■ **What to work on**: Would you transcribe the listing that follows, character for character, and omit its images?

= = = = = = =

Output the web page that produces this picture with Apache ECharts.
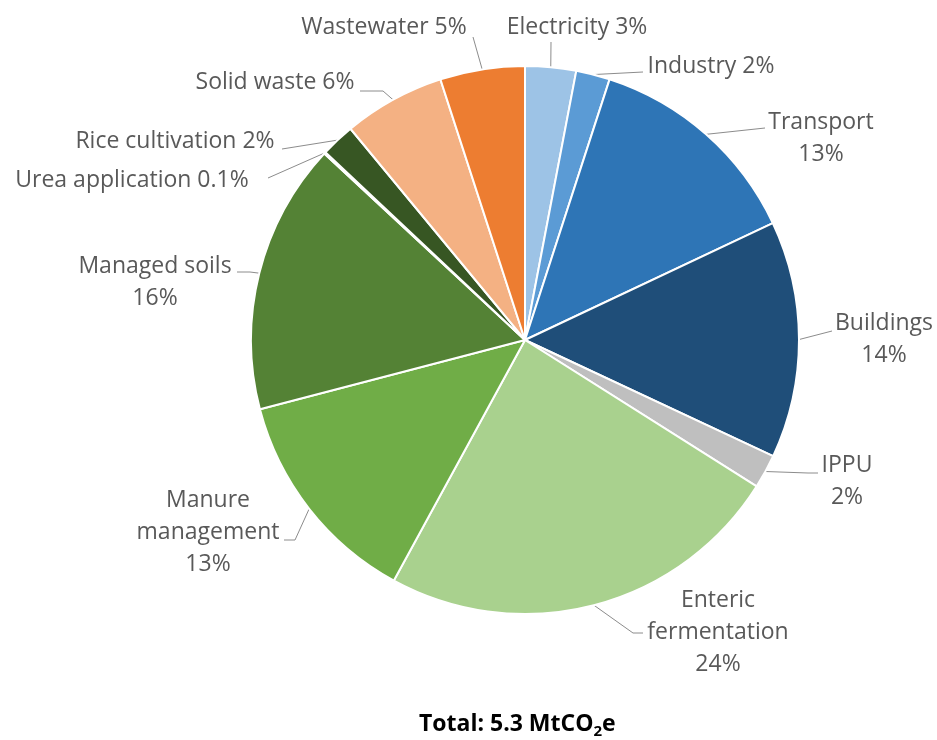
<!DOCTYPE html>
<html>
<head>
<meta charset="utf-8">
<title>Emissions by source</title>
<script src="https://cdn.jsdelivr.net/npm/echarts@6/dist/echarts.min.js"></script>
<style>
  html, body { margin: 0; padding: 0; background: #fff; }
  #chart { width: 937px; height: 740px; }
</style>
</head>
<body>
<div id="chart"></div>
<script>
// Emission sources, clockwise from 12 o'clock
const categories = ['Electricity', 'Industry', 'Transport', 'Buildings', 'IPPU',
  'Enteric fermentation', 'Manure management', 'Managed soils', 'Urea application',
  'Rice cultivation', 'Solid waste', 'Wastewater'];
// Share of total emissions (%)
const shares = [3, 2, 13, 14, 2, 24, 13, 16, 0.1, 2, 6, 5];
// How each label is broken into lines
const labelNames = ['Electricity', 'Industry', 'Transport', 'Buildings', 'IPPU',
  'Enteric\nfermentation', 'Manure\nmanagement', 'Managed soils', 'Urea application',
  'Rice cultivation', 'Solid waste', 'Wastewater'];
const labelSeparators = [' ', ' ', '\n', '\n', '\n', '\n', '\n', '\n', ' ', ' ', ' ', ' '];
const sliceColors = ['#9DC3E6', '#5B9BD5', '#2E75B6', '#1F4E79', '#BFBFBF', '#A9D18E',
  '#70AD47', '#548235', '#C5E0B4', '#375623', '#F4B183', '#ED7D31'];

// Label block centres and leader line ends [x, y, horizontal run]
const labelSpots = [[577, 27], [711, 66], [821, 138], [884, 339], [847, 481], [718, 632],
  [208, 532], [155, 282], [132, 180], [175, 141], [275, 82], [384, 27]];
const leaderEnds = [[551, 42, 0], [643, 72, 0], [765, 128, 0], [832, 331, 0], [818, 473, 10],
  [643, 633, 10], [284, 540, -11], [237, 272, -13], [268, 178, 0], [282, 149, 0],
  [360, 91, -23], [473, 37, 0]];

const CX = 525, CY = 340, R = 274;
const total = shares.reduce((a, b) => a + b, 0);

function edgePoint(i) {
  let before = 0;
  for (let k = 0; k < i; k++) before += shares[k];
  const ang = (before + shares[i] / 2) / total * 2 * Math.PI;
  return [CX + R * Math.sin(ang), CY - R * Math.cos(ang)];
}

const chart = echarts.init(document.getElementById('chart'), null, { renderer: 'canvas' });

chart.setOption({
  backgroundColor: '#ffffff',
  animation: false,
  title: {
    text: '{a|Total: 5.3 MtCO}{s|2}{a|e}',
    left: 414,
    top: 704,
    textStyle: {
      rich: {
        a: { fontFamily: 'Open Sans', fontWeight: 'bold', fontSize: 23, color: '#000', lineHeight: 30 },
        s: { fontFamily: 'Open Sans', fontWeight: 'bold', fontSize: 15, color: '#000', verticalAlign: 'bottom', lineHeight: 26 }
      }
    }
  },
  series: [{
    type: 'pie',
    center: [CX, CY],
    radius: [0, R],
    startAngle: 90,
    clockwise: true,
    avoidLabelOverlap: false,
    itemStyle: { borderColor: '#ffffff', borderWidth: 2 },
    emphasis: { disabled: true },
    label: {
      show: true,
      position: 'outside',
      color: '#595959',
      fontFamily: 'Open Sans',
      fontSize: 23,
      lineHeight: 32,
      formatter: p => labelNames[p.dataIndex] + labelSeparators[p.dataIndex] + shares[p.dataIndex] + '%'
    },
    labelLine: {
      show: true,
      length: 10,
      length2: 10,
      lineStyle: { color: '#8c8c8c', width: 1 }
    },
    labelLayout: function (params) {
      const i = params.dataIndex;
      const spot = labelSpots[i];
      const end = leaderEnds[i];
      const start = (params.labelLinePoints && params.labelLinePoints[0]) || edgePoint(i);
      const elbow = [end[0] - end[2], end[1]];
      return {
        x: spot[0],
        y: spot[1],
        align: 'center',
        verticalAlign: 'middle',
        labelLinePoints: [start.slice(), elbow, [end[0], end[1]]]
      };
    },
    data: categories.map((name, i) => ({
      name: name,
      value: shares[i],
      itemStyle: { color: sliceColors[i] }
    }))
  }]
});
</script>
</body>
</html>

= = = = = = =

■ **Solution**:
Output the web page that produces this picture with Apache ECharts.
<!DOCTYPE html>
<html>
<head>
<meta charset="utf-8">
<title>Emissions by source</title>
<script src="https://cdn.jsdelivr.net/npm/echarts@6/dist/echarts.min.js"></script>
<style>
  html, body { margin: 0; padding: 0; background: #fff; }
  #chart { width: 937px; height: 740px; }
</style>
</head>
<body>
<div id="chart"></div>
<script>
// Emission sources, clockwise from 12 o'clock
const categories = ['Electricity', 'Industry', 'Transport', 'Buildings', 'IPPU',
  'Enteric fermentation', 'Manure management', 'Managed soils', 'Urea application',
  'Rice cultivation', 'Solid waste', 'Wastewater'];
// Share of total emissions (%)
const shares = [3, 2, 13, 14, 2, 24, 13, 16, 0.1, 2, 6, 5];
// How each label is broken into lines
const labelNames = ['Electricity', 'Industry', 'Transport', 'Buildings', 'IPPU',
  'Enteric\nfermentation', 'Manure\nmanagement', 'Managed soils', 'Urea application',
  'Rice cultivation', 'Solid waste', 'Wastewater'];
const labelSeparators = [' ', ' ', '\n', '\n', '\n', '\n', '\n', '\n', ' ', ' ', ' ', ' '];
const sliceColors = ['#9DC3E6', '#5B9BD5', '#2E75B6', '#1F4E79', '#BFBFBF', '#A9D18E',
  '#70AD47', '#548235', '#C5E0B4', '#375623', '#F4B183', '#ED7D31'];

// Label block centres and leader line ends [x, y, horizontal run]
const labelSpots = [[577, 27], [711, 66], [821, 138], [884, 339], [847, 481], [718, 632],
  [208, 532], [155, 282], [132, 180], [175, 141], [275, 82], [384, 27]];
const leaderEnds = [[551, 42, 0], [643, 72, 0], [765, 128, 0], [832, 331, 0], [818, 473, 10],
  [643, 633, 10], [284, 540, -11], [237, 272, -13], [268, 178, 0], [282, 149, 0],
  [360, 91, -23], [473, 37, 0]];

const CX = 525, CY = 340, R = 274;
const total = shares.reduce((a, b) => a + b, 0);

function edgePoint(i) {
  let before = 0;
  for (let k = 0; k < i; k++) before += shares[k];
  const ang = (before + shares[i] / 2) / total * 2 * Math.PI;
  return [CX + R * Math.sin(ang), CY - R * Math.cos(ang)];
}

const chart = echarts.init(document.getElementById('chart'), null, { renderer: 'canvas' });

chart.setOption({
  backgroundColor: '#ffffff',
  animation: false,
  title: {
    text: '{a|Total: 5.3 MtCO}{s|2}{a|e}',
    left: 414,
    top: 704,
    textStyle: {
      rich: {
        a: { fontFamily: 'Open Sans', fontWeight: 'bold', fontSize: 23, color: '#000', lineHeight: 30 },
        s: { fontFamily: 'Open Sans', fontWeight: 'bold', fontSize: 15, color: '#000', verticalAlign: 'bottom', lineHeight: 26 }
      }
    }
  },
  series: [{
    type: 'pie',
    center: [CX, CY],
    radius: [0, R],
    startAngle: 90,
    clockwise: true,
    avoidLabelOverlap: false,
    itemStyle: { borderColor: '#ffffff', borderWidth: 2 },
    emphasis: { disabled: true },
    label: {
      show: true,
      position: 'outside',
      color: '#595959',
      fontFamily: 'Open Sans',
      fontSize: 23,
      lineHeight: 32,
      formatter: p => labelNames[p.dataIndex] + labelSeparators[p.dataIndex] + shares[p.dataIndex] + '%'
    },
    labelLine: {
      show: true,
      length: 10,
      length2: 10,
      lineStyle: { color: '#8c8c8c', width: 1 }
    },
    labelLayout: function (params) {
      const i = params.dataIndex;
      const spot = labelSpots[i];
      const end = leaderEnds[i];
      const start = (params.labelLinePoints && params.labelLinePoints[0]) || edgePoint(i);
      const elbow = [end[0] - end[2], end[1]];
      return {
        x: spot[0],
        y: spot[1],
        align: 'center',
        verticalAlign: 'middle',
        labelLinePoints: [start.slice(), elbow, [end[0], end[1]]]
      };
    },
    data: categories.map((name, i) => ({
      name: name,
      value: shares[i],
      itemStyle: { color: sliceColors[i] }
    }))
  }]
});
</script>
</body>
</html>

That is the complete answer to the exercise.